Pictures in the data below are not part of the copy; transcribe everything else exactly.

%%

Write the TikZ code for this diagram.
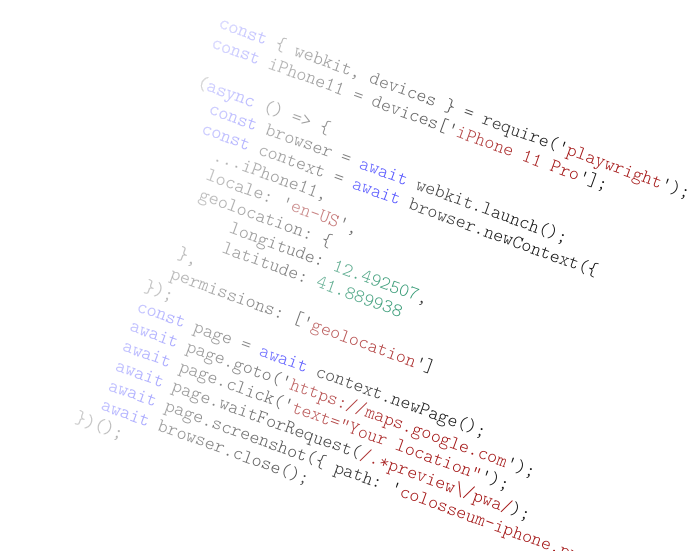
\documentclass[tikz,border=0pt]{standalone}
\usepackage{fontspec}
\newfontfamily\codefont{lmmonolt10-regular.otf}[Ligatures=TeXOff]
\definecolor{kwc}{HTML}{0000FF}
\definecolor{strc}{HTML}{A31515}
\definecolor{numc}{HTML}{098658}
\definecolor{txtc}{HTML}{111111}
\newcommand\ckw[1]{\textcolor{kwc}{#1}}
\newcommand\cstr[1]{\textcolor{strc}{#1}}
\newcommand\cnum[1]{\textcolor{numc}{#1}}
\begin{document}
\begin{tikzpicture}[x=1pt,y=1pt,
  codeline/.style={anchor=base west, inner sep=0pt, outer sep=0pt, text=txtc,
    font=\codefont\fontsize{19.05}{21}\selectfont\frenchspacing},
  fadestrip/.style={white, opacity=0.03}]
\useasboundingbox (0,0) rectangle (700,550);
\clip (0,0) rectangle (700,550);
\def\L{21}
\begin{scope}[shift={(218,522)}, rotate=-20, transform shape]
\node[codeline] (l1)  at (0,0)        {\ckw{const} \{ webkit, devices \} = require('\cstr{playwright}');};
\node[codeline] (l2)  at (0,-1*\L)    {\ckw{const} iPhone11 = devices['\cstr{iPhone 11 Pro}'];};
\node[codeline] (l4)  at (0,-3*\L)    {(\ckw{async} () => \{};
\node[codeline] (l5)  at (20,-4*\L)   {\ckw{const} browser = \ckw{await} webkit.launch();};
\node[codeline] (l6)  at (20,-5*\L)   {\ckw{const} context = \ckw{await} browser.newContext(\{};
\node[codeline] (l7)  at (40,-6*\L)   {...iPhone11,};
\node[codeline] (l8)  at (40,-7*\L)   {locale: '\cstr{en-US}',};
\node[codeline] (l9)  at (40,-8*\L)   {geolocation: \{};
\node[codeline] (l10) at (80,-9*\L)   {longitude: \cnum{12.492507},};
\node[codeline] (l11) at (80,-10*\L)  {latitude: \cnum{41.889938}};
\node[codeline] (l12) at (40,-11*\L)  {\},};
\node[codeline] (l13) at (40,-12*\L)  {permissions: ['\cstr{geolocation}']};
\node[codeline] (l14) at (20,-13*\L)  {\});};
\node[codeline] (l15) at (20,-14*\L)  {\ckw{const} page = \ckw{await} context.newPage();};
\node[codeline] (l16) at (20,-15*\L)  {\ckw{await} page.goto('\cstr{https://maps.google.com}');};
\node[codeline] (l17) at (20,-16*\L)  {\ckw{await} page.click('\cstr{text="Your location"}');};
\node[codeline] (l18) at (20,-17*\L)  {\ckw{await} page.waitForRequest(\cstr{/.*preview\textbackslash/pwa/});};
\node[codeline] (l19) at (20,-18*\L)  {\ckw{await} page.screenshot(\{ path: '\cstr{colosseum-iphone.png}' \});};
\node[codeline] (l20) at (20,-19*\L)  {\ckw{await} browser.close();};
\node[codeline] (l21) at (0,-20*\L)   {\})();};
% horizontal fade (white overlay, stacked)
\foreach \k in {1,...,72}{
  \pgfmathsetmacro\xk{360*(1-(1-0.97^\k)/0.88)}
  \fill[fadestrip, xslant=0.07] (-60,30) rectangle (\xk,-450);
}
\end{scope}
\end{tikzpicture}
\end{document}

%%

- _RESULT FOR THIS EXERCISE_
Write the TikZ code for this diagram.
\documentclass[tikz,border=0pt]{standalone}
\usepackage{fontspec}
\newfontfamily\codefont{lmmonolt10-regular.otf}[Ligatures=TeXOff]
\definecolor{kwc}{HTML}{0000FF}
\definecolor{strc}{HTML}{A31515}
\definecolor{numc}{HTML}{098658}
\definecolor{txtc}{HTML}{111111}
\newcommand\ckw[1]{\textcolor{kwc}{#1}}
\newcommand\cstr[1]{\textcolor{strc}{#1}}
\newcommand\cnum[1]{\textcolor{numc}{#1}}
\begin{document}
\begin{tikzpicture}[x=1pt,y=1pt,
  codeline/.style={anchor=base west, inner sep=0pt, outer sep=0pt, text=txtc,
    font=\codefont\fontsize{19.05}{21}\selectfont\frenchspacing},
  fadestrip/.style={white, opacity=0.03}]
\useasboundingbox (0,0) rectangle (700,550);
\clip (0,0) rectangle (700,550);
\def\L{21}
\begin{scope}[shift={(218,522)}, rotate=-20, transform shape]
\node[codeline] (l1)  at (0,0)        {\ckw{const} \{ webkit, devices \} = require('\cstr{playwright}');};
\node[codeline] (l2)  at (0,-1*\L)    {\ckw{const} iPhone11 = devices['\cstr{iPhone 11 Pro}'];};
\node[codeline] (l4)  at (0,-3*\L)    {(\ckw{async} () => \{};
\node[codeline] (l5)  at (20,-4*\L)   {\ckw{const} browser = \ckw{await} webkit.launch();};
\node[codeline] (l6)  at (20,-5*\L)   {\ckw{const} context = \ckw{await} browser.newContext(\{};
\node[codeline] (l7)  at (40,-6*\L)   {...iPhone11,};
\node[codeline] (l8)  at (40,-7*\L)   {locale: '\cstr{en-US}',};
\node[codeline] (l9)  at (40,-8*\L)   {geolocation: \{};
\node[codeline] (l10) at (80,-9*\L)   {longitude: \cnum{12.492507},};
\node[codeline] (l11) at (80,-10*\L)  {latitude: \cnum{41.889938}};
\node[codeline] (l12) at (40,-11*\L)  {\},};
\node[codeline] (l13) at (40,-12*\L)  {permissions: ['\cstr{geolocation}']};
\node[codeline] (l14) at (20,-13*\L)  {\});};
\node[codeline] (l15) at (20,-14*\L)  {\ckw{const} page = \ckw{await} context.newPage();};
\node[codeline] (l16) at (20,-15*\L)  {\ckw{await} page.goto('\cstr{https://maps.google.com}');};
\node[codeline] (l17) at (20,-16*\L)  {\ckw{await} page.click('\cstr{text="Your location"}');};
\node[codeline] (l18) at (20,-17*\L)  {\ckw{await} page.waitForRequest(\cstr{/.*preview\textbackslash/pwa/});};
\node[codeline] (l19) at (20,-18*\L)  {\ckw{await} page.screenshot(\{ path: '\cstr{colosseum-iphone.png}' \});};
\node[codeline] (l20) at (20,-19*\L)  {\ckw{await} browser.close();};
\node[codeline] (l21) at (0,-20*\L)   {\})();};
% horizontal fade (white overlay, stacked)
\foreach \k in {1,...,72}{
  \pgfmathsetmacro\xk{360*(1-(1-0.97^\k)/0.88)}
  \fill[fadestrip, xslant=0.07] (-60,30) rectangle (\xk,-450);
}
\end{scope}
\end{tikzpicture}
\end{document}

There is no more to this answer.